When failures occur, a root-cause process (RCA or RCFA) should attempt to identify the root causes. The maintenance tasks and strategies should be reviewed to ensure the likelihood of preventing or mitigating the consequences of failure. If changes are required, follow through must occur to ensure implementation.
3. The MRO storeroom
A vital component to ensuring effective work execution and improved reliability is a well-managed MRO storeroom or materials management process. The reality is that most storerooms are either models of excellence or very poorly executed. There does not seem to be much middle ground when it comes to an organization’s storeroom practices.
When poorly managed, it is common to find storerooms with more than 50% of the materials being obsolete. Old removed (i.e., worn-out) parts litter the storeroom shelves, waiting for reuse, only to fail quickly when they’re installed. Drive belts hanging from pegs on the wall are cracked and dry-rotted. Conditions like these are counterproductive to ensuring asset reliability. The storeroom is or becomes a cost burden instead of a profit center when poor practices exist.
Materials should be identified and acquired in advance for planned work. These materials should be should be assembled in kits and staged in secure areas for the forthcoming work. The storeroom should have a PM program for spare rotating equipment, and the following practices and processes should be implemented:
- First in, first out (FIFO) by using date stamping practices to address shelf life
- Obsolescence management with “where used” for all stored items
- Bills of materials maintained in the CMMS
- Accurate nameplate data and item masters for both stock and nonstock items
- An effective storeroom layout based on ABC principles
- Adequate security and item transaction processes
- Minimum/maximum and safety stocking levels.
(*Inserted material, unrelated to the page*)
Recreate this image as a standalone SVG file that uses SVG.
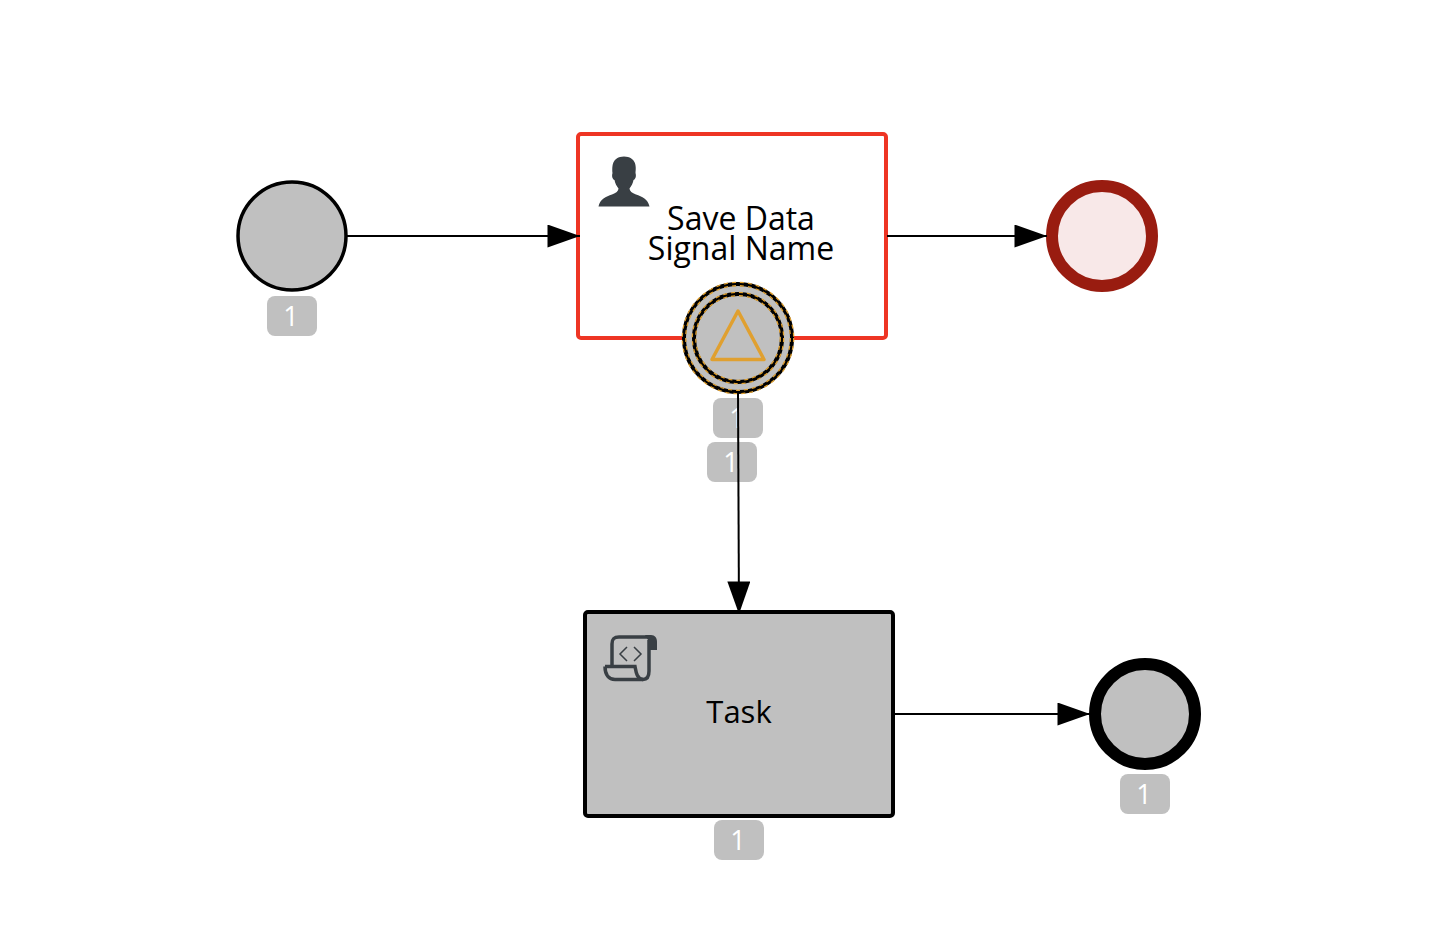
<svg xmlns="http://www.w3.org/2000/svg" width="1454" height="928" viewBox="0 0 1454 928">
<defs>
<style>
.label{font-family:"Open Sans","Noto Sans",sans-serif;font-size:32px;fill:#000;text-anchor:middle}
.badge rect{fill:#c0c0c0}
.badge text{font-family:"Open Sans","Noto Sans",sans-serif;font-size:27px;fill:#fff;text-anchor:middle}
.flow{fill:none;stroke:#000;stroke-width:2}
.icon{fill:#393f44}
.ring{fill:none;stroke:#000;stroke-width:4}
.dash{fill:none;stroke:#e0a030;stroke-width:1.300;stroke-dasharray:4 4}
</style>
<marker id="arrow" markerUnits="userSpaceOnUse" markerWidth="34" markerHeight="24" refX="33" refY="11.5" orient="auto">
<path d="M0.500 0L33 11.500L0.500 23Z" fill="#000"/>
</marker>
</defs>
<rect width="1454" height="928" fill="#fff"/>
<g id="start-event">
<circle cx="292" cy="236" r="54" fill="#c0c0c0" stroke="#000" stroke-width="3.500"/>
</g>
<g id="user-task">
<rect x="578" y="134" width="308" height="204" rx="3" fill="#fff" stroke="#ee3524" stroke-width="4"/>
<path class="icon" d="M598.500 206.500C600 199 606 196.500 612 194.500C616 193 618.500 191 618.500 188.500C616.500 186 615 183 614.500 180C612.500 179.500 611.500 176 612.500 173C612 166 612 157 624 156.500C636 157 636.500 166 635.500 173C636.500 176 635.500 179.500 633.500 180C633 183 631.500 186 629.500 188.500C629.500 191 632 193 636 194.500C642 196.500 648 199 649.500 206.500Z"/>
<text class="label" x="741" y="230">Save Data</text>
<text class="label" x="741" y="260">Signal Name</text>
</g>
<g id="end-event-error">
<circle cx="1102" cy="236" r="50" fill="#f8e8e8" stroke="#991c10" stroke-width="12"/>
</g>
<g id="boundary-event">
<circle cx="738" cy="338" r="54" fill="#c0c0c0"/>
<circle class="ring" cx="738" cy="338" r="54"/>
<circle class="ring" cx="738" cy="338" r="44"/>
<circle class="dash" cx="738" cy="338" r="55.700"/>
<circle class="dash" cx="738" cy="338" r="52.300"/>
<circle class="dash" cx="738" cy="338" r="45.700"/>
<circle class="dash" cx="738" cy="338" r="42.300"/>
<path d="M738 311L764 359.500H712Z" fill="none" stroke="#e0a030" stroke-width="3.500" stroke-linejoin="round"/>
</g>
<g id="script-task">
<rect x="585" y="612" width="308" height="204" rx="3" fill="#c0c0c0" stroke="#000" stroke-width="4"/>
<g fill="none" stroke="#393f44" stroke-width="3.500">
<path d="M612 666V644C612 639 614 637 619 637H650"/>
<path d="M605 666.500H635C636 672 637 679 643 679.500C648 679.500 649 675 649 671V640"/>
<path d="M605 666.500C605 675 609 679.500 615 679.500H643"/>
</g>
<path class="icon" d="M645 635H651C655 635 657 638 657 642V650H648V640Z"/>
<path d="M627 647L620 654L627 661M634 647L641 654L634 661" fill="none" stroke="#393f44" stroke-width="1.500"/>
<text class="label" x="739" y="723" style="font-size:31px">Task</text>
</g>
<g id="end-event">
<circle cx="1145" cy="714" r="50" fill="#c0c0c0" stroke="#000" stroke-width="12"/>
</g>
<g id="badge-start" class="badge"><rect x="267" y="296" width="50" height="40" rx="8"/><text x="291" y="326">1</text></g>
<g id="badge-boundary" class="badge"><rect x="713" y="398" width="50" height="40" rx="8"/><text x="737" y="428">1</text></g>
<g id="badge-boundary-flow" class="badge"><rect x="707" y="442" width="50" height="40" rx="8"/><text x="731" y="472">1</text></g>
<g id="badge-task" class="badge"><rect x="714" y="820" width="50" height="40" rx="8"/><text x="738" y="850">1</text></g>
<g id="badge-end" class="badge"><rect x="1120" y="774" width="50" height="40" rx="8"/><text x="1144" y="804">1</text></g>
<g id="connectors">
<path class="flow" marker-end="url(#arrow)" d="M347 236H580"/>
<path class="flow" marker-end="url(#arrow)" d="M887 236H1047"/>
<path class="flow" marker-end="url(#arrow)" d="M738 392L739 614"/>
<path class="flow" marker-end="url(#arrow)" d="M894 714H1090"/>
</g>
</svg>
4. Identifying and prioritizing the work
From a best-practices perspective, 90% of all work should be planned and scheduled. However, many reactive organizations engage in 60%–90% unplanned work. Every hour spent planning the work saves three to five hours in execution. But to plan it, it needs to be identified in the CMMS. By identifying the work, regardless of whether it’s corrective, emergency or urgent, helps provide an equipment history. We understand how long an asset is down, the reliability of the asset, and where we are spending our maintenance dollars. The maintenance or reliability engineer then can utilize this equipment history to improve asset reliability and reduce overall costs.
However, for several reasons in the reactive organization, it is common to find that work, especially emergency or urgent work, is undocumented in the CMMS. Some sites do a little better with requiring technicians to complete a work order to charge storeroom parts. Maintenance resources are finite on a given shift as a rule, so you need to deploy them based on asset criticality (risk) and priority. To reach the 90% planned levels, you can’t do everything as emergency or urgent work – you only have so many resources in each time frame or shift.
One way to do this is to establish a priority matrix for execution (see Table 2). Notice that there are three planned work priorities beyond PMs. This approach allows us to segment our planned work. It also ensures that we work on all priorities rather than just a single routine work class or priority code, so that less-critical work doesn’t fall off the radar screen, frustrating those who requested it. When this happens, the response often is to re-enter the work request as “safety” in the hope that the work will get completed.